* [Exercise objective]: From the listing below, extract every line in which the word "this" appears.

------------------------------------------------------------------------

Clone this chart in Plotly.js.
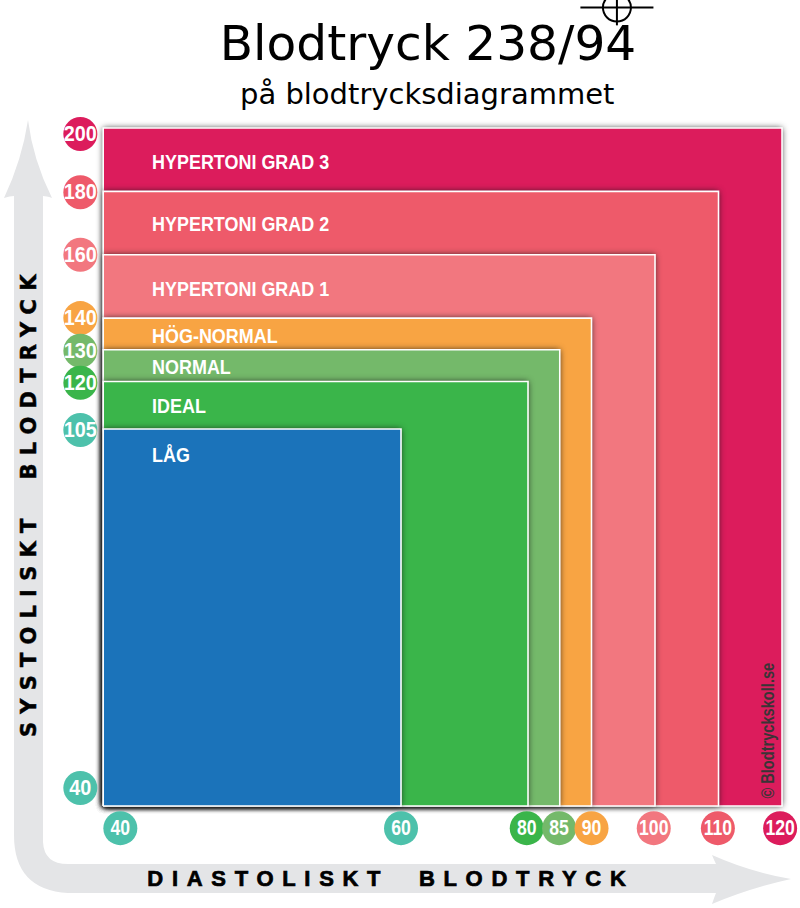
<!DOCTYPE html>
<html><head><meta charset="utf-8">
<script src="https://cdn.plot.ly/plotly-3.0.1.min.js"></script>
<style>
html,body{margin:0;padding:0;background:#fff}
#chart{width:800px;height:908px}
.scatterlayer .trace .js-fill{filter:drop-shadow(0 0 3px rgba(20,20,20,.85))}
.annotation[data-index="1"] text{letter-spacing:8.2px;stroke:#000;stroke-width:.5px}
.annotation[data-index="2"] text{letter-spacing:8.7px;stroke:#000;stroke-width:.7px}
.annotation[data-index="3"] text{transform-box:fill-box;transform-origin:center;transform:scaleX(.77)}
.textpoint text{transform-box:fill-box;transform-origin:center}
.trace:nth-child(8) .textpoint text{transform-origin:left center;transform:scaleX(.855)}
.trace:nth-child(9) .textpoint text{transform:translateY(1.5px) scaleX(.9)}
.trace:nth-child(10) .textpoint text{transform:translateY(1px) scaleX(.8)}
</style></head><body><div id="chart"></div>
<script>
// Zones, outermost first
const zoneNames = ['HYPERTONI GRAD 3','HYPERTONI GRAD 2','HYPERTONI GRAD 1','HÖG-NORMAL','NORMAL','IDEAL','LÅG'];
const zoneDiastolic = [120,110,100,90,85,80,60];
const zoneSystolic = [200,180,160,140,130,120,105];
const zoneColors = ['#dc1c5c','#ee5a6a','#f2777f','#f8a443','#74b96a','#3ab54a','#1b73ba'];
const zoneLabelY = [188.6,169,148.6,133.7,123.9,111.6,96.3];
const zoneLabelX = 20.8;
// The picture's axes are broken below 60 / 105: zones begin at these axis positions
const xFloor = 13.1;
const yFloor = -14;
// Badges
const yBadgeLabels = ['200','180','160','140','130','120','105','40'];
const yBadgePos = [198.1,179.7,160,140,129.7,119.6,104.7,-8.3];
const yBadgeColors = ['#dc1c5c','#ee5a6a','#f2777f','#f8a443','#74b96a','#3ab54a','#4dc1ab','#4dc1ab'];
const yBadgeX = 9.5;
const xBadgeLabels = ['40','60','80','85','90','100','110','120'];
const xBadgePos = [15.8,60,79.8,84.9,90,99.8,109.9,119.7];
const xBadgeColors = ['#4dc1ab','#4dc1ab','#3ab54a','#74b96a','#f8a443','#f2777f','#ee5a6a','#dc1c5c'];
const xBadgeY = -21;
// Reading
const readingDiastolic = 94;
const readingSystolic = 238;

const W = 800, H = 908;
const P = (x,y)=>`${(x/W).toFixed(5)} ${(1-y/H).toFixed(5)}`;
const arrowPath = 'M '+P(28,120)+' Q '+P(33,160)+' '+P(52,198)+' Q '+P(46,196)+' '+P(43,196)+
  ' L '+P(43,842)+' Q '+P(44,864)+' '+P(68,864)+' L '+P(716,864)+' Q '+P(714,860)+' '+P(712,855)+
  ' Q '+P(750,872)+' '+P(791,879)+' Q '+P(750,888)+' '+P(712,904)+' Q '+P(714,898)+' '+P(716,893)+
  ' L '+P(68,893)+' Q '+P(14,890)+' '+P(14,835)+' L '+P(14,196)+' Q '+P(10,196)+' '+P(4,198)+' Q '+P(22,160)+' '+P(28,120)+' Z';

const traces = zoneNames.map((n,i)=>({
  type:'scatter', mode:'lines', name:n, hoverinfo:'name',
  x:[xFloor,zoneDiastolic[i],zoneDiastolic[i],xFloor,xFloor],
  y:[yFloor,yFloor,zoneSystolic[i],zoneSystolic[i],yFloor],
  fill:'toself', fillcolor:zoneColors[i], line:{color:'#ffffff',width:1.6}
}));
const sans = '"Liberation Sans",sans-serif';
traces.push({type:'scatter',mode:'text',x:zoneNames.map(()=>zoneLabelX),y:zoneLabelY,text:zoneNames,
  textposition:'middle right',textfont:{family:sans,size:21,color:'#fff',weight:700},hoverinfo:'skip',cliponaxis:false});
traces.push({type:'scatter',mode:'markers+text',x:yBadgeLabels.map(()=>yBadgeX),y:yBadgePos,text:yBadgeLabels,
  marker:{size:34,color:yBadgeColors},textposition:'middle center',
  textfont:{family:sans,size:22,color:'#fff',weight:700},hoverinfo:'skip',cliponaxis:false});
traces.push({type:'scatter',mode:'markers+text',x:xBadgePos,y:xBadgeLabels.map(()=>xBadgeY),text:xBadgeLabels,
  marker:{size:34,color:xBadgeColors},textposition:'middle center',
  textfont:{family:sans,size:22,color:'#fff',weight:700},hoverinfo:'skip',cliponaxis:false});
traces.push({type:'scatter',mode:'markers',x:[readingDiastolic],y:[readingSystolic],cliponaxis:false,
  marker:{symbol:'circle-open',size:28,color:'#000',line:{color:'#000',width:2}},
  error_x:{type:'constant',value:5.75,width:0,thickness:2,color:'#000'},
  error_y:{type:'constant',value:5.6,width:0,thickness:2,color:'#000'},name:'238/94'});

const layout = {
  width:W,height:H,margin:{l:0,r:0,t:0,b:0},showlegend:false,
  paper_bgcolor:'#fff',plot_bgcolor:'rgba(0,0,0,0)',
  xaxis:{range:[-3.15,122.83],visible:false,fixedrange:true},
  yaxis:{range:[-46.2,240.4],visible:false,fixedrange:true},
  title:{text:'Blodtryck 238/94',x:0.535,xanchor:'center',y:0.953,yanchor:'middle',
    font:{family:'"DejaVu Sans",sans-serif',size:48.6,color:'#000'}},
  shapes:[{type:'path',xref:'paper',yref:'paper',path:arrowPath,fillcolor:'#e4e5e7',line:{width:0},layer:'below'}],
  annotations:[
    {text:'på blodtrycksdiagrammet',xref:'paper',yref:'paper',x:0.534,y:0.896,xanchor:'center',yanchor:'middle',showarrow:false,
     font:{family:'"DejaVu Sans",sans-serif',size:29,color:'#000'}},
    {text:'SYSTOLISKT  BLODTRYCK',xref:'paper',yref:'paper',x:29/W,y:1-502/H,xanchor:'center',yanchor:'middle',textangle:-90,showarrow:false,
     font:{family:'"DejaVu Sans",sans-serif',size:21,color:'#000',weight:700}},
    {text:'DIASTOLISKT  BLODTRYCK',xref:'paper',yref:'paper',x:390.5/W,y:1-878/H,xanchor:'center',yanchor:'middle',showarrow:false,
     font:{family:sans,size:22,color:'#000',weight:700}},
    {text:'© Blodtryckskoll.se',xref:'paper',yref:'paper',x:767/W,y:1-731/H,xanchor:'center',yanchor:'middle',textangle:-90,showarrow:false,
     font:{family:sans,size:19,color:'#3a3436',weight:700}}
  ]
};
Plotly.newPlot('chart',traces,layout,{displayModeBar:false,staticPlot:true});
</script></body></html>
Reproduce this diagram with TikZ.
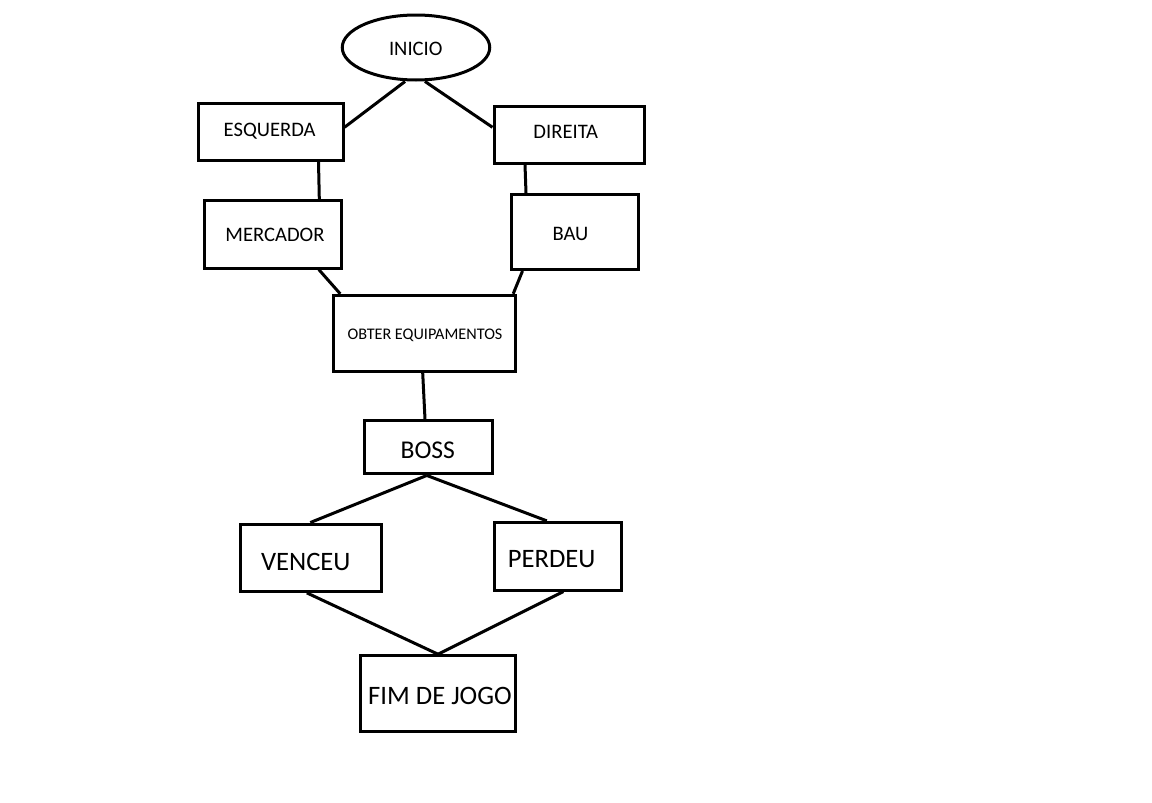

------------------------------------------------------------------------

* [Solution to the problem]:
Clone this chart in Plotly.js.
Reproduce this diagram with TikZ.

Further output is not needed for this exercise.